Beware pickpockets and loose women!
As friendly and fun-loving as a group of people who throw the second-largest annual party in the world, (after Rio) Barranquilleros aren’t without a few manzanas podridas.
The scam is easy: set up an enormous party full of scantily-clad beautiful women, loud live music, huge crowds and colourfully-costumed teams of dancers doing ethnic things for four days. Throw in a little booze, a good-natured tarring and feathering with foam and flour, and candy-from-a-baby: where did that camera go?
Dos cervezas, por favor
After donating your valuables to the local criminal element, another problem arises: how’s your espagnol?
Barranquilla has tremendous ethnic and cultural diversity. Over its 500-year history the port city has harboured all sorts: African, European, Middle Eastern, Latin American, Shakira. Cultural identities stuck, language didn’t. This place, an industrial city 51 weeks out of the year, functions in Spanish.
Don’t worry. UNESCO wouldn’t have named Carnival Barranquilla a Masterpiece of the Oral and Intangible Heritage of Humanity if the people weren’t nice, right?
Tips and tricks
Batten down the hatches. Keep the money in a closed pocket, or in two separate places. Don’t put the money somewhere disgusting; would you want to touch money dug out of a sweaty bra?
Keep it simple. Expect to be sprayed with foam and flour. Dress for the weather: days will be hot (in 30+C) and the nights not much cooler. If air con is a must, check with the hotel before you book.
If you’re in the cheap seats, get to the bleachers early to lay claim to a spot with shade.
Make friends with the folks around you. You’ll be standing together all day, might as well get to know one another. You’d be amazed how far you can get with smiling and nodding.
Spider monkeys and salsa
Colombians have a saying about Carnival in Barranquilla. It’s ‘the place where spider monkeys take you dancing and never let you go.’

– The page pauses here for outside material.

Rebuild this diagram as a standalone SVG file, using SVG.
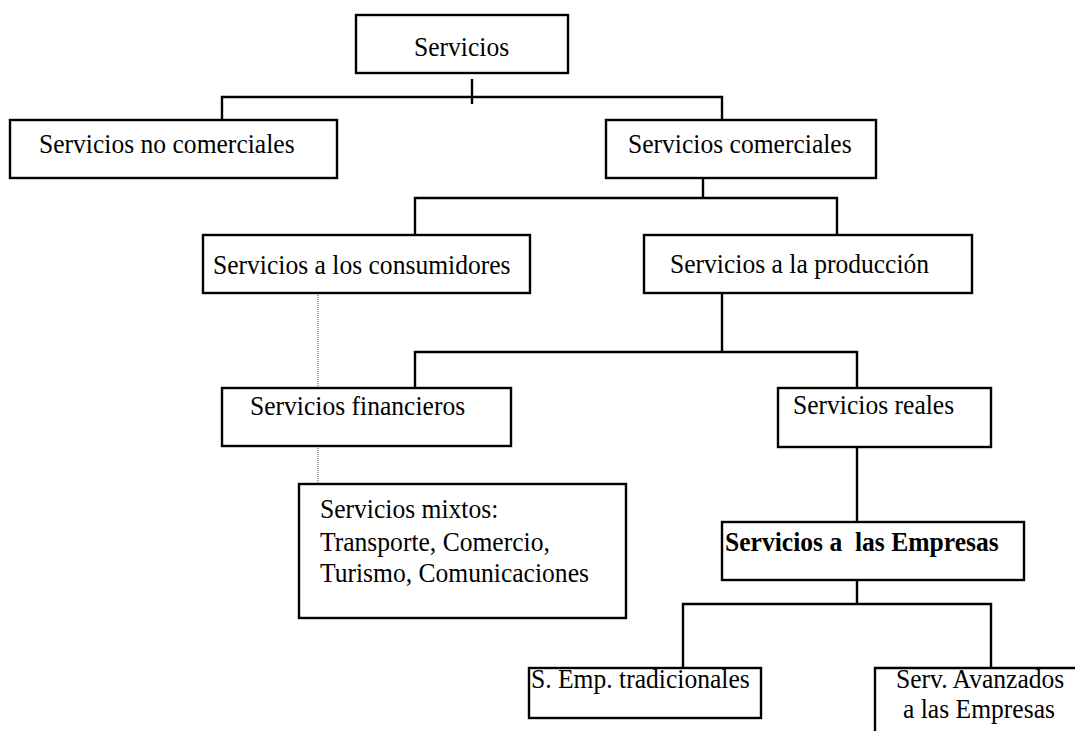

This year’s Carnaval celebration kicks off the 2nd of March, and doesn’t quit until Fat Tuesday, the 5th.
Parades start early in the afternoon and stretch until evening. The Batalla de Flores (Battle of the Flowers) opens Carnaval celebrations with a 6-hour event: floats serious and satirical, wild costumes and folk performers, all accompanied by music, music, music. If you’re one of those too loud/too old types, don’t come to Carnaval de Barranquilla.